When I first watched the XBOX 360 release video from OurColony – released during the last E3 – what struck me as nice (despite all the video and marketing makeup) was the user interface featured on it – supposedly, the new XBOX 360 interface. Despite just showing a few seconds of it, it felt really good and had that interactively animated feeling only the best Flash sites have. You know… you click stuff and stuff moves, and it all makes sense somehow.
So it really made me pleased to find out that Design Interact has just had a talk with Microsoft interface design manager Russ Glaser, speaking about designing the console’s graphical user interface. It mainly discusses the problems that arise when creating the visual identity for a new, digital media, with barely any prior art to learn from. To quote,
The task was so detailed and massive that the Xbox engineers even built their own custom Flash-like animation tool. For much of the time, Glaser and his team worked closely with design firm AKQA, while also coordinating their efforts with branding and industrial design groups.
At the same time the designers had to deal with an unfamiliar input device—the gaming controller—and the limitations of television screens. Unlike computers, where people sit a foot away from the screen and can read fine print, the typical Xbox user lounges ten feet from the TV and can’t see anything smaller than 16-point type. In practical terms that means large fonts are in and complex dropdown menus are out.
“We always made sure when we were designing screens to look for stuff that wasn’t adding value,” says Constantinou. “If it’s not adding value and it’s there only as a visual, we ripped it out.”
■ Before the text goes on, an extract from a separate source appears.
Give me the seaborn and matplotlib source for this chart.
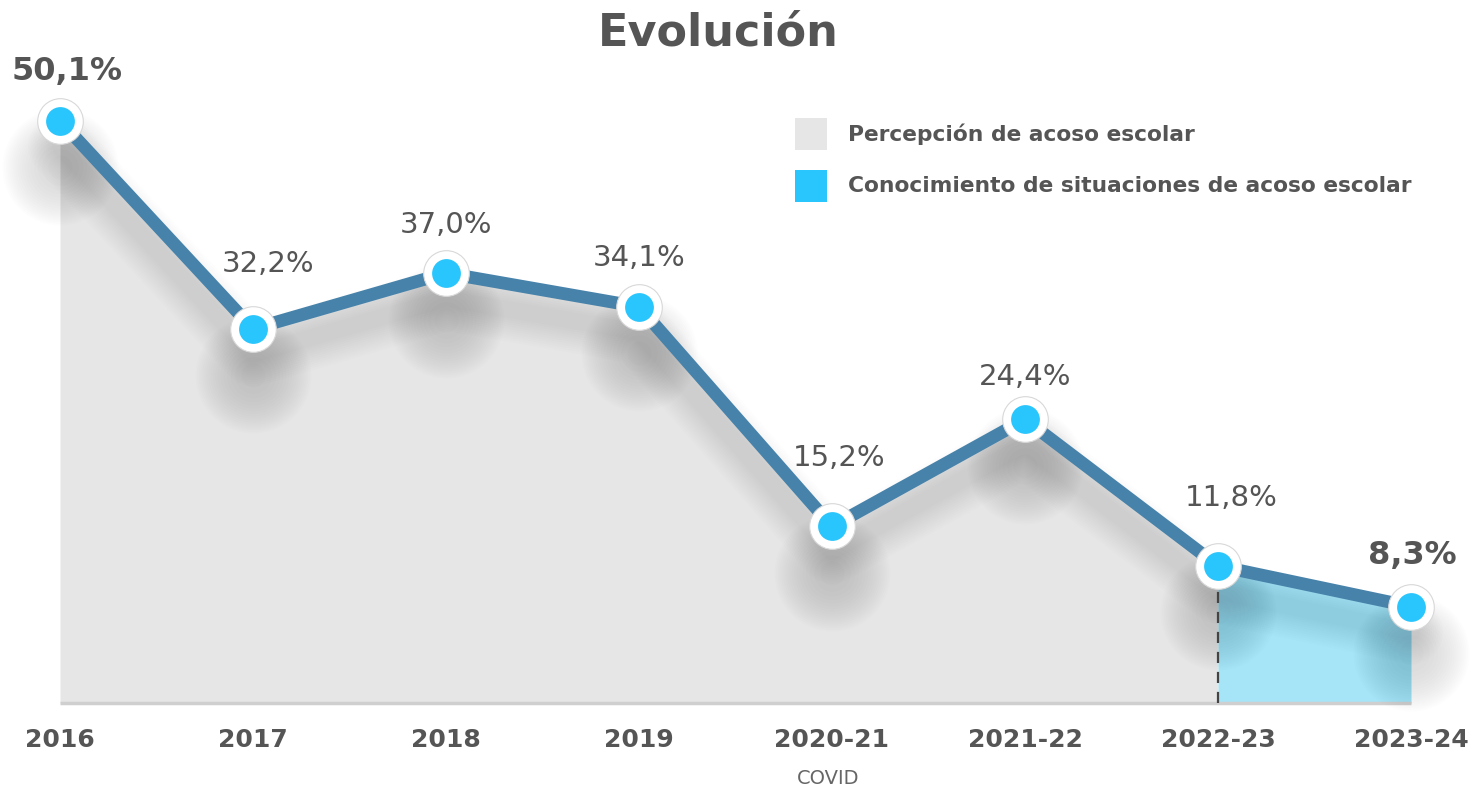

Albeit a bit short, the article is nice and filled with screenshots of the interface, and still worth a read. Sadly, no additional movies of the interface being used are present.
Update: There’s a few more information about the XBOX 360 user interface here – including higher resolution screen photos and a couple of shaky cam videos, although those are more descriptive than “in action”. Higher resolution, direct-feed screenshots can also be found here.
In the end, it looks pretty tight, although I think what really makes it cool is, again, the interface animation. Element transitions FTW!